Copy the data that follows exactly. Include no pictures.

==*==

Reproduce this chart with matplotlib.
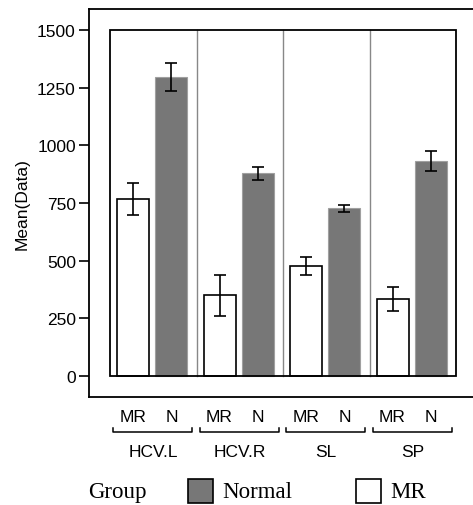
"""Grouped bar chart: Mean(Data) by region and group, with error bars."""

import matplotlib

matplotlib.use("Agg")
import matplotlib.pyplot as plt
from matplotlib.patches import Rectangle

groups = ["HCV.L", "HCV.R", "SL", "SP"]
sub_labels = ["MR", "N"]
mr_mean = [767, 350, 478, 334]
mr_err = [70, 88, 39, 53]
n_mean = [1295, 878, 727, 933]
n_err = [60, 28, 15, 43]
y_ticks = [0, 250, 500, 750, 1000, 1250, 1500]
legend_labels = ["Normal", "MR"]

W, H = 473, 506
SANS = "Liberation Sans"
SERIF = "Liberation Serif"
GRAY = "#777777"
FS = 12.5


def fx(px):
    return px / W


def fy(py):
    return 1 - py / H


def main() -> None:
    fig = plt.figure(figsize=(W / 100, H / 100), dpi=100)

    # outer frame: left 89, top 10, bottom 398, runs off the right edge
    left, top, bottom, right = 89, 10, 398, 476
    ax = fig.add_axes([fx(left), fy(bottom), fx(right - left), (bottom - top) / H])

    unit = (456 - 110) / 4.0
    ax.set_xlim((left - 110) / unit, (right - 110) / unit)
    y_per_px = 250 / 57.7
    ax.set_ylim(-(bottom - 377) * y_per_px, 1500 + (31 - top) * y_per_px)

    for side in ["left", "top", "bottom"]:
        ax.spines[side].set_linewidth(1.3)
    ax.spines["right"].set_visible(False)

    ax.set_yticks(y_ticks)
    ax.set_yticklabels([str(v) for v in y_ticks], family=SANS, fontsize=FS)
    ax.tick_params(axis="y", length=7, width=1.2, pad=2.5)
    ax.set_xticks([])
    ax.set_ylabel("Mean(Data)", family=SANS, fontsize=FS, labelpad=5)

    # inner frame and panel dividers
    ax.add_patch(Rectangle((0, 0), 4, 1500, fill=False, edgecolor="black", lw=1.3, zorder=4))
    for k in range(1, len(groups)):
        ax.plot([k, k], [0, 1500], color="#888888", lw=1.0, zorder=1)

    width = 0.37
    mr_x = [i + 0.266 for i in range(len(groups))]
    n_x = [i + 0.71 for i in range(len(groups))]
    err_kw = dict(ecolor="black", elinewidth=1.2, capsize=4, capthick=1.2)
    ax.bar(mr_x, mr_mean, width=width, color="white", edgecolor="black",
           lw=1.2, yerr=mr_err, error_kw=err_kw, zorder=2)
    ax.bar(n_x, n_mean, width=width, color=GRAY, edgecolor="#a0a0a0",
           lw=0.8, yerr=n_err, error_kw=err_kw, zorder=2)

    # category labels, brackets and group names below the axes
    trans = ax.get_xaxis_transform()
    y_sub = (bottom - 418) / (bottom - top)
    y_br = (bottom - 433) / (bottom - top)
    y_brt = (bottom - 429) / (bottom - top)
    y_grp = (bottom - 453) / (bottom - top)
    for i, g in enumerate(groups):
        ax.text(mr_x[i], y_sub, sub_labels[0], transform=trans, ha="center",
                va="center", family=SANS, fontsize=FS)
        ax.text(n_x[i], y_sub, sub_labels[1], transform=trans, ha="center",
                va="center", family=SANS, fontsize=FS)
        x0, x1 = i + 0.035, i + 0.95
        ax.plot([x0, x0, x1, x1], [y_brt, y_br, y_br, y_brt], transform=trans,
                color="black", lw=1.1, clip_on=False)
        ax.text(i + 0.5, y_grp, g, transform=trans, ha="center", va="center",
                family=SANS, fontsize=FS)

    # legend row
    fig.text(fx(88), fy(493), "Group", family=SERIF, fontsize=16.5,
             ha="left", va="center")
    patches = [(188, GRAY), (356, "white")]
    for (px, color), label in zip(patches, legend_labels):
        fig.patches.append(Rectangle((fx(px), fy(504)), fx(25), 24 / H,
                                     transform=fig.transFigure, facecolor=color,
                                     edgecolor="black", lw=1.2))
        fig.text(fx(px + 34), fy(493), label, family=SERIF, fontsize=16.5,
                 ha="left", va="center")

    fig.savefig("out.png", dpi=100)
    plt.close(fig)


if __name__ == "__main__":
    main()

==*==

Problem solution
Reproduce this chart with matplotlib.
"""Grouped bar chart: Mean(Data) by region and group, with error bars."""

import matplotlib

matplotlib.use("Agg")
import matplotlib.pyplot as plt
from matplotlib.patches import Rectangle

groups = ["HCV.L", "HCV.R", "SL", "SP"]
sub_labels = ["MR", "N"]
mr_mean = [767, 350, 478, 334]
mr_err = [70, 88, 39, 53]
n_mean = [1295, 878, 727, 933]
n_err = [60, 28, 15, 43]
y_ticks = [0, 250, 500, 750, 1000, 1250, 1500]
legend_labels = ["Normal", "MR"]

W, H = 473, 506
SANS = "Liberation Sans"
SERIF = "Liberation Serif"
GRAY = "#777777"
FS = 12.5


def fx(px):
    return px / W


def fy(py):
    return 1 - py / H


def main() -> None:
    fig = plt.figure(figsize=(W / 100, H / 100), dpi=100)

    # outer frame: left 89, top 10, bottom 398, runs off the right edge
    left, top, bottom, right = 89, 10, 398, 476
    ax = fig.add_axes([fx(left), fy(bottom), fx(right - left), (bottom - top) / H])

    unit = (456 - 110) / 4.0
    ax.set_xlim((left - 110) / unit, (right - 110) / unit)
    y_per_px = 250 / 57.7
    ax.set_ylim(-(bottom - 377) * y_per_px, 1500 + (31 - top) * y_per_px)

    for side in ["left", "top", "bottom"]:
        ax.spines[side].set_linewidth(1.3)
    ax.spines["right"].set_visible(False)

    ax.set_yticks(y_ticks)
    ax.set_yticklabels([str(v) for v in y_ticks], family=SANS, fontsize=FS)
    ax.tick_params(axis="y", length=7, width=1.2, pad=2.5)
    ax.set_xticks([])
    ax.set_ylabel("Mean(Data)", family=SANS, fontsize=FS, labelpad=5)

    # inner frame and panel dividers
    ax.add_patch(Rectangle((0, 0), 4, 1500, fill=False, edgecolor="black", lw=1.3, zorder=4))
    for k in range(1, len(groups)):
        ax.plot([k, k], [0, 1500], color="#888888", lw=1.0, zorder=1)

    width = 0.37
    mr_x = [i + 0.266 for i in range(len(groups))]
    n_x = [i + 0.71 for i in range(len(groups))]
    err_kw = dict(ecolor="black", elinewidth=1.2, capsize=4, capthick=1.2)
    ax.bar(mr_x, mr_mean, width=width, color="white", edgecolor="black",
           lw=1.2, yerr=mr_err, error_kw=err_kw, zorder=2)
    ax.bar(n_x, n_mean, width=width, color=GRAY, edgecolor="#a0a0a0",
           lw=0.8, yerr=n_err, error_kw=err_kw, zorder=2)

    # category labels, brackets and group names below the axes
    trans = ax.get_xaxis_transform()
    y_sub = (bottom - 418) / (bottom - top)
    y_br = (bottom - 433) / (bottom - top)
    y_brt = (bottom - 429) / (bottom - top)
    y_grp = (bottom - 453) / (bottom - top)
    for i, g in enumerate(groups):
        ax.text(mr_x[i], y_sub, sub_labels[0], transform=trans, ha="center",
                va="center", family=SANS, fontsize=FS)
        ax.text(n_x[i], y_sub, sub_labels[1], transform=trans, ha="center",
                va="center", family=SANS, fontsize=FS)
        x0, x1 = i + 0.035, i + 0.95
        ax.plot([x0, x0, x1, x1], [y_brt, y_br, y_br, y_brt], transform=trans,
                color="black", lw=1.1, clip_on=False)
        ax.text(i + 0.5, y_grp, g, transform=trans, ha="center", va="center",
                family=SANS, fontsize=FS)

    # legend row
    fig.text(fx(88), fy(493), "Group", family=SERIF, fontsize=16.5,
             ha="left", va="center")
    patches = [(188, GRAY), (356, "white")]
    for (px, color), label in zip(patches, legend_labels):
        fig.patches.append(Rectangle((fx(px), fy(504)), fx(25), 24 / H,
                                     transform=fig.transFigure, facecolor=color,
                                     edgecolor="black", lw=1.2))
        fig.text(fx(px + 34), fy(493), label, family=SERIF, fontsize=16.5,
                 ha="left", va="center")

    fig.savefig("out.png", dpi=100)
    plt.close(fig)


if __name__ == "__main__":
    main()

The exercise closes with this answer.